§ WORK REQUIRED
Each record below should be output verbatim, without pictures.

§ ROWS
/---

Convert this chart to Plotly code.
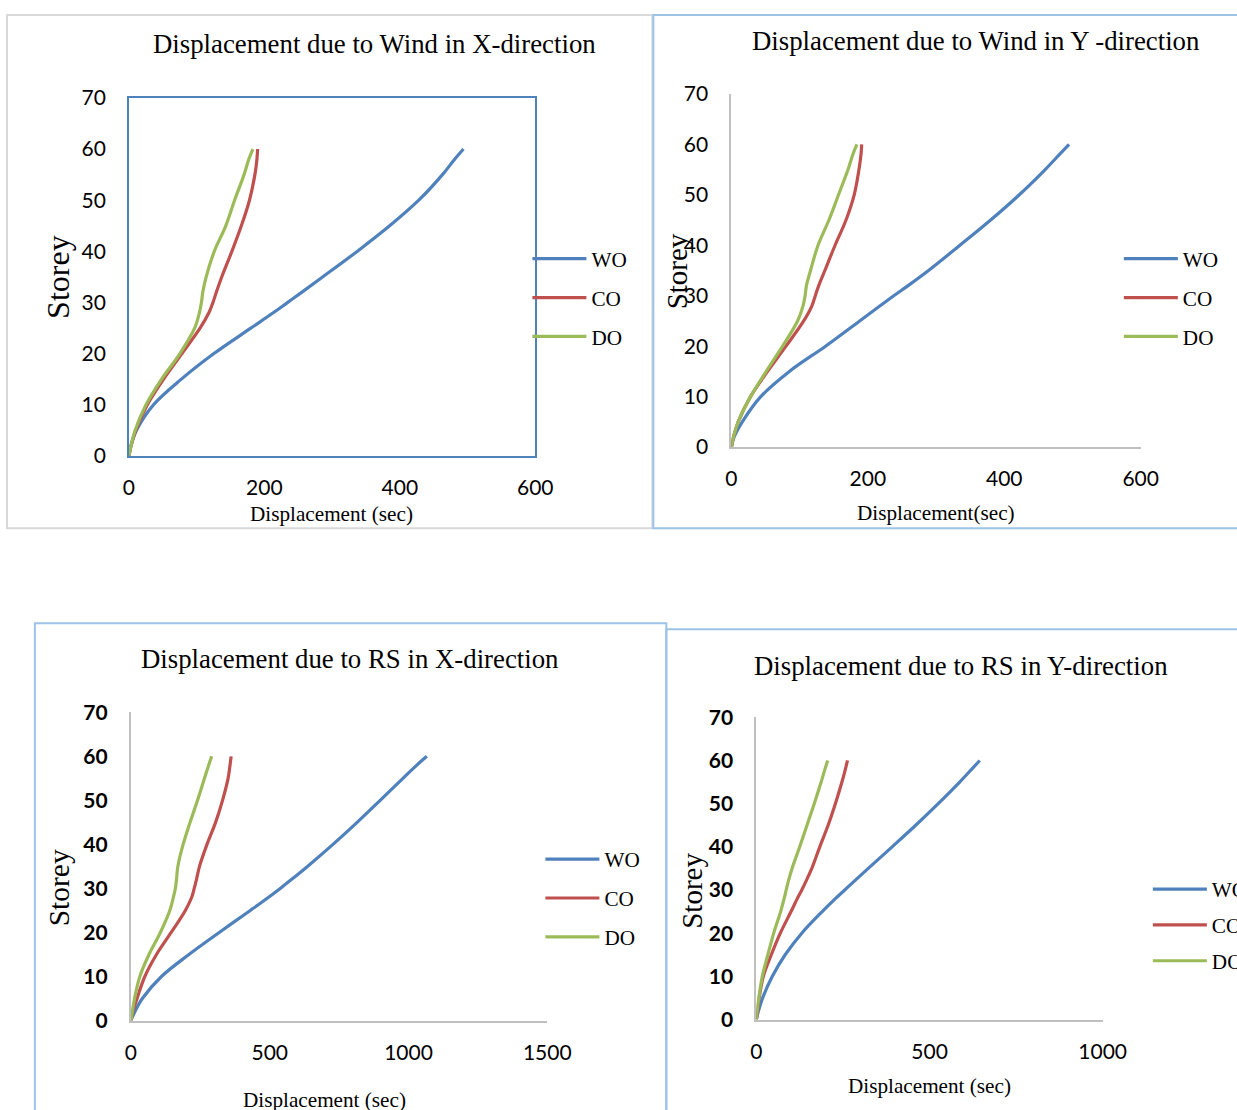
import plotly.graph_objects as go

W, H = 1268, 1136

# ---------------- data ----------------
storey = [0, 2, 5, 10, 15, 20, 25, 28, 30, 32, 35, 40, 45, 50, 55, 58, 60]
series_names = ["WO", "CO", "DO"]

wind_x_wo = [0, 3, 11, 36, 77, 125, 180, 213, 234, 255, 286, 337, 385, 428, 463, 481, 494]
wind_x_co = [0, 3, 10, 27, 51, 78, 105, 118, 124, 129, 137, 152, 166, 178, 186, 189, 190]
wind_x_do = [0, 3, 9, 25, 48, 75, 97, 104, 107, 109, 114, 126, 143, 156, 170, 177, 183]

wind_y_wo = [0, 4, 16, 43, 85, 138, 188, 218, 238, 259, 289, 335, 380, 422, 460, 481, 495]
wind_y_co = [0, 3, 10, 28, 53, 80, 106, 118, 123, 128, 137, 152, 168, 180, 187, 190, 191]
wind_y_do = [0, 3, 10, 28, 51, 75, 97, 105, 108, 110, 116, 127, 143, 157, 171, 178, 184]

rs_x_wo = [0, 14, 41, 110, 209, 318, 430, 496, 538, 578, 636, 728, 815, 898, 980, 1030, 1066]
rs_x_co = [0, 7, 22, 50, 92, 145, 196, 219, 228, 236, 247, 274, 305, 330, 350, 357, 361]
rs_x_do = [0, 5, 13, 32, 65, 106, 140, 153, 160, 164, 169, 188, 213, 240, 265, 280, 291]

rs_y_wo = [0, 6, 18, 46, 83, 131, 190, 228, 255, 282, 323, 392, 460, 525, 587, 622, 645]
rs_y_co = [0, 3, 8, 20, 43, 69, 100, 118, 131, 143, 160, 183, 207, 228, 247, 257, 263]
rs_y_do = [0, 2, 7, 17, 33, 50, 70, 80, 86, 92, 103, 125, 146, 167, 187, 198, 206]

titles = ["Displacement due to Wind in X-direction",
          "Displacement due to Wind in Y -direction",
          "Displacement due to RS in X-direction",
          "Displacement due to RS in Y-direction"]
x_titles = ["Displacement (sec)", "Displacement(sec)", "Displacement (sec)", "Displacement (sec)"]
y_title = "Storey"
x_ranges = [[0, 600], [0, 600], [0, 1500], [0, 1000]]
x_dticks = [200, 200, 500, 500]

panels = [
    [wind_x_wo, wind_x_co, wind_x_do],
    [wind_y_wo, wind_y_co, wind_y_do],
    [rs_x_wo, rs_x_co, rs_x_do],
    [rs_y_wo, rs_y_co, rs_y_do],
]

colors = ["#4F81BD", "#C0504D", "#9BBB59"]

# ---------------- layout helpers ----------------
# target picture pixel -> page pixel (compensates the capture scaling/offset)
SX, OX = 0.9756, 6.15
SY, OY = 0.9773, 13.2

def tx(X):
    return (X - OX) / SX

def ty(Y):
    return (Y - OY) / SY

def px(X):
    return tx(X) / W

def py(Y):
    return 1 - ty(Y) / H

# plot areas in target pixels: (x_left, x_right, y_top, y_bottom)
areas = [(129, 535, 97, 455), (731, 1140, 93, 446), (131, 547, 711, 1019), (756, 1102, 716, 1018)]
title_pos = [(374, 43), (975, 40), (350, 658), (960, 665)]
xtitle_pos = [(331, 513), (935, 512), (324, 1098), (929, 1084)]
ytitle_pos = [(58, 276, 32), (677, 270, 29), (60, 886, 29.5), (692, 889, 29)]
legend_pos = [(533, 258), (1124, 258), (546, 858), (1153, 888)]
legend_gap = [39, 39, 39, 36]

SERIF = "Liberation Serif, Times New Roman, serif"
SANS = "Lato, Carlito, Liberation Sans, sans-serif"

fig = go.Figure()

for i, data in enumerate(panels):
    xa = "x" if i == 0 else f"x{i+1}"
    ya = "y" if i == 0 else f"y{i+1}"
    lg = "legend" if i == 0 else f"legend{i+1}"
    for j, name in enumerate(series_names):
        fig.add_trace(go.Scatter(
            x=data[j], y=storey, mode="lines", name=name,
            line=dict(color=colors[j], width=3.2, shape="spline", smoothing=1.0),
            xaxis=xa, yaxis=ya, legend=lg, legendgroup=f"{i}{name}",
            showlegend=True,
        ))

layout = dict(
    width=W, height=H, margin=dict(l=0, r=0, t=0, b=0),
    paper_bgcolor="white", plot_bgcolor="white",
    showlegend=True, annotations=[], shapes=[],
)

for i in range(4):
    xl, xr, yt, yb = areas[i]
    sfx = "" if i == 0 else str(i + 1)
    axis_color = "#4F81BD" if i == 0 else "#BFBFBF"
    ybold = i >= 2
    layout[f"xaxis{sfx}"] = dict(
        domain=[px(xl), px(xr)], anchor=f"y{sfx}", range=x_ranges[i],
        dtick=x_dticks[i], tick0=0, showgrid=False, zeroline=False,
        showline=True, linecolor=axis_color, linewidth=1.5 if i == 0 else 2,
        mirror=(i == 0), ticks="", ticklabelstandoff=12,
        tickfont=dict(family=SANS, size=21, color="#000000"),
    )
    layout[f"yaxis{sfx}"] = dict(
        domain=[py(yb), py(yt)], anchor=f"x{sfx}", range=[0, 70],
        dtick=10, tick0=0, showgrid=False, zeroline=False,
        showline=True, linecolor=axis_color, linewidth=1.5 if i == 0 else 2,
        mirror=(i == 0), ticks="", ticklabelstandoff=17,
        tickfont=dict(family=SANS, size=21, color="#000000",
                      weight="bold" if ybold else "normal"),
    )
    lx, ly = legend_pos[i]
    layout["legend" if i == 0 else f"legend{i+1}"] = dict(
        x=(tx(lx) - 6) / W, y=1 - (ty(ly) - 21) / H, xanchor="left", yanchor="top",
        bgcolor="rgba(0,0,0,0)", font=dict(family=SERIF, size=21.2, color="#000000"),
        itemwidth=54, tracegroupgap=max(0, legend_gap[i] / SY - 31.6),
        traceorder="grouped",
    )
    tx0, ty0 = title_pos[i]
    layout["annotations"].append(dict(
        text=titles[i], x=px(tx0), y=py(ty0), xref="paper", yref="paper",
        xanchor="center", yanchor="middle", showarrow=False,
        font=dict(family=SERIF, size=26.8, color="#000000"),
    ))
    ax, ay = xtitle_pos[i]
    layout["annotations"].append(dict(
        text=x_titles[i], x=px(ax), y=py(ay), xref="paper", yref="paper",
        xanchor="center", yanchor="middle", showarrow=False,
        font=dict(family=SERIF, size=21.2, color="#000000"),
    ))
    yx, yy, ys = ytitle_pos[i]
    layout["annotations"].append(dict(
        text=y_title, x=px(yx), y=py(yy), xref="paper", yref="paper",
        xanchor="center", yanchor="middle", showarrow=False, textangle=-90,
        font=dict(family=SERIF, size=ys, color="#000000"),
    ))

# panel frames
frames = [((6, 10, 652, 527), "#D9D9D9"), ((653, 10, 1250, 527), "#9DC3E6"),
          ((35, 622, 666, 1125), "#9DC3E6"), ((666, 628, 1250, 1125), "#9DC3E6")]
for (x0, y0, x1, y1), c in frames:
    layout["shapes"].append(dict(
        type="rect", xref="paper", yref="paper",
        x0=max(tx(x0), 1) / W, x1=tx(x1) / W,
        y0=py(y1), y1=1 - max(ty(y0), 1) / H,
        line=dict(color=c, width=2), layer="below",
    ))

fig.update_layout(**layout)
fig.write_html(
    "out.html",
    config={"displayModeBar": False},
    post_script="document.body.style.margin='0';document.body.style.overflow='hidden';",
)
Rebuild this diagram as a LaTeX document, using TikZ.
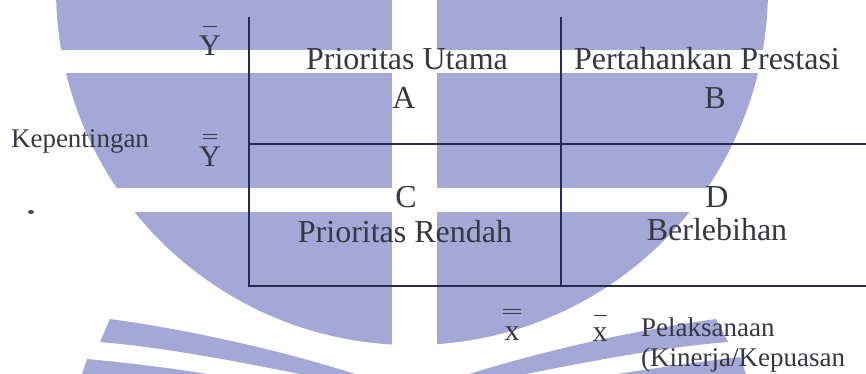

\---

§ COMPLETE OUTPUT
Convert this chart to Plotly code.
import plotly.graph_objects as go

W, H = 1268, 1136

# ---------------- data ----------------
storey = [0, 2, 5, 10, 15, 20, 25, 28, 30, 32, 35, 40, 45, 50, 55, 58, 60]
series_names = ["WO", "CO", "DO"]

wind_x_wo = [0, 3, 11, 36, 77, 125, 180, 213, 234, 255, 286, 337, 385, 428, 463, 481, 494]
wind_x_co = [0, 3, 10, 27, 51, 78, 105, 118, 124, 129, 137, 152, 166, 178, 186, 189, 190]
wind_x_do = [0, 3, 9, 25, 48, 75, 97, 104, 107, 109, 114, 126, 143, 156, 170, 177, 183]

wind_y_wo = [0, 4, 16, 43, 85, 138, 188, 218, 238, 259, 289, 335, 380, 422, 460, 481, 495]
wind_y_co = [0, 3, 10, 28, 53, 80, 106, 118, 123, 128, 137, 152, 168, 180, 187, 190, 191]
wind_y_do = [0, 3, 10, 28, 51, 75, 97, 105, 108, 110, 116, 127, 143, 157, 171, 178, 184]

rs_x_wo = [0, 14, 41, 110, 209, 318, 430, 496, 538, 578, 636, 728, 815, 898, 980, 1030, 1066]
rs_x_co = [0, 7, 22, 50, 92, 145, 196, 219, 228, 236, 247, 274, 305, 330, 350, 357, 361]
rs_x_do = [0, 5, 13, 32, 65, 106, 140, 153, 160, 164, 169, 188, 213, 240, 265, 280, 291]

rs_y_wo = [0, 6, 18, 46, 83, 131, 190, 228, 255, 282, 323, 392, 460, 525, 587, 622, 645]
rs_y_co = [0, 3, 8, 20, 43, 69, 100, 118, 131, 143, 160, 183, 207, 228, 247, 257, 263]
rs_y_do = [0, 2, 7, 17, 33, 50, 70, 80, 86, 92, 103, 125, 146, 167, 187, 198, 206]

titles = ["Displacement due to Wind in X-direction",
          "Displacement due to Wind in Y -direction",
          "Displacement due to RS in X-direction",
          "Displacement due to RS in Y-direction"]
x_titles = ["Displacement (sec)", "Displacement(sec)", "Displacement (sec)", "Displacement (sec)"]
y_title = "Storey"
x_ranges = [[0, 600], [0, 600], [0, 1500], [0, 1000]]
x_dticks = [200, 200, 500, 500]

panels = [
    [wind_x_wo, wind_x_co, wind_x_do],
    [wind_y_wo, wind_y_co, wind_y_do],
    [rs_x_wo, rs_x_co, rs_x_do],
    [rs_y_wo, rs_y_co, rs_y_do],
]

colors = ["#4F81BD", "#C0504D", "#9BBB59"]

# ---------------- layout helpers ----------------
# target picture pixel -> page pixel (compensates the capture scaling/offset)
SX, OX = 0.9756, 6.15
SY, OY = 0.9773, 13.2

def tx(X):
    return (X - OX) / SX

def ty(Y):
    return (Y - OY) / SY

def px(X):
    return tx(X) / W

def py(Y):
    return 1 - ty(Y) / H

# plot areas in target pixels: (x_left, x_right, y_top, y_bottom)
areas = [(129, 535, 97, 455), (731, 1140, 93, 446), (131, 547, 711, 1019), (756, 1102, 716, 1018)]
title_pos = [(374, 43), (975, 40), (350, 658), (960, 665)]
xtitle_pos = [(331, 513), (935, 512), (324, 1098), (929, 1084)]
ytitle_pos = [(58, 276, 32), (677, 270, 29), (60, 886, 29.5), (692, 889, 29)]
legend_pos = [(533, 258), (1124, 258), (546, 858), (1153, 888)]
legend_gap = [39, 39, 39, 36]

SERIF = "Liberation Serif, Times New Roman, serif"
SANS = "Lato, Carlito, Liberation Sans, sans-serif"

fig = go.Figure()

for i, data in enumerate(panels):
    xa = "x" if i == 0 else f"x{i+1}"
    ya = "y" if i == 0 else f"y{i+1}"
    lg = "legend" if i == 0 else f"legend{i+1}"
    for j, name in enumerate(series_names):
        fig.add_trace(go.Scatter(
            x=data[j], y=storey, mode="lines", name=name,
            line=dict(color=colors[j], width=3.2, shape="spline", smoothing=1.0),
            xaxis=xa, yaxis=ya, legend=lg, legendgroup=f"{i}{name}",
            showlegend=True,
        ))

layout = dict(
    width=W, height=H, margin=dict(l=0, r=0, t=0, b=0),
    paper_bgcolor="white", plot_bgcolor="white",
    showlegend=True, annotations=[], shapes=[],
)

for i in range(4):
    xl, xr, yt, yb = areas[i]
    sfx = "" if i == 0 else str(i + 1)
    axis_color = "#4F81BD" if i == 0 else "#BFBFBF"
    ybold = i >= 2
    layout[f"xaxis{sfx}"] = dict(
        domain=[px(xl), px(xr)], anchor=f"y{sfx}", range=x_ranges[i],
        dtick=x_dticks[i], tick0=0, showgrid=False, zeroline=False,
        showline=True, linecolor=axis_color, linewidth=1.5 if i == 0 else 2,
        mirror=(i == 0), ticks="", ticklabelstandoff=12,
        tickfont=dict(family=SANS, size=21, color="#000000"),
    )
    layout[f"yaxis{sfx}"] = dict(
        domain=[py(yb), py(yt)], anchor=f"x{sfx}", range=[0, 70],
        dtick=10, tick0=0, showgrid=False, zeroline=False,
        showline=True, linecolor=axis_color, linewidth=1.5 if i == 0 else 2,
        mirror=(i == 0), ticks="", ticklabelstandoff=17,
        tickfont=dict(family=SANS, size=21, color="#000000",
                      weight="bold" if ybold else "normal"),
    )
    lx, ly = legend_pos[i]
    layout["legend" if i == 0 else f"legend{i+1}"] = dict(
        x=(tx(lx) - 6) / W, y=1 - (ty(ly) - 21) / H, xanchor="left", yanchor="top",
        bgcolor="rgba(0,0,0,0)", font=dict(family=SERIF, size=21.2, color="#000000"),
        itemwidth=54, tracegroupgap=max(0, legend_gap[i] / SY - 31.6),
        traceorder="grouped",
    )
    tx0, ty0 = title_pos[i]
    layout["annotations"].append(dict(
        text=titles[i], x=px(tx0), y=py(ty0), xref="paper", yref="paper",
        xanchor="center", yanchor="middle", showarrow=False,
        font=dict(family=SERIF, size=26.8, color="#000000"),
    ))
    ax, ay = xtitle_pos[i]
    layout["annotations"].append(dict(
        text=x_titles[i], x=px(ax), y=py(ay), xref="paper", yref="paper",
        xanchor="center", yanchor="middle", showarrow=False,
        font=dict(family=SERIF, size=21.2, color="#000000"),
    ))
    yx, yy, ys = ytitle_pos[i]
    layout["annotations"].append(dict(
        text=y_title, x=px(yx), y=py(yy), xref="paper", yref="paper",
        xanchor="center", yanchor="middle", showarrow=False, textangle=-90,
        font=dict(family=SERIF, size=ys, color="#000000"),
    ))

# panel frames
frames = [((6, 10, 652, 527), "#D9D9D9"), ((653, 10, 1250, 527), "#9DC3E6"),
          ((35, 622, 666, 1125), "#9DC3E6"), ((666, 628, 1250, 1125), "#9DC3E6")]
for (x0, y0, x1, y1), c in frames:
    layout["shapes"].append(dict(
        type="rect", xref="paper", yref="paper",
        x0=max(tx(x0), 1) / W, x1=tx(x1) / W,
        y0=py(y1), y1=1 - max(ty(y0), 1) / H,
        line=dict(color=c, width=2), layer="below",
    ))

fig.update_layout(**layout)
fig.write_html(
    "out.html",
    config={"displayModeBar": False},
    post_script="document.body.style.margin='0';document.body.style.overflow='hidden';",
)
Rebuild this diagram as a LaTeX document, using TikZ.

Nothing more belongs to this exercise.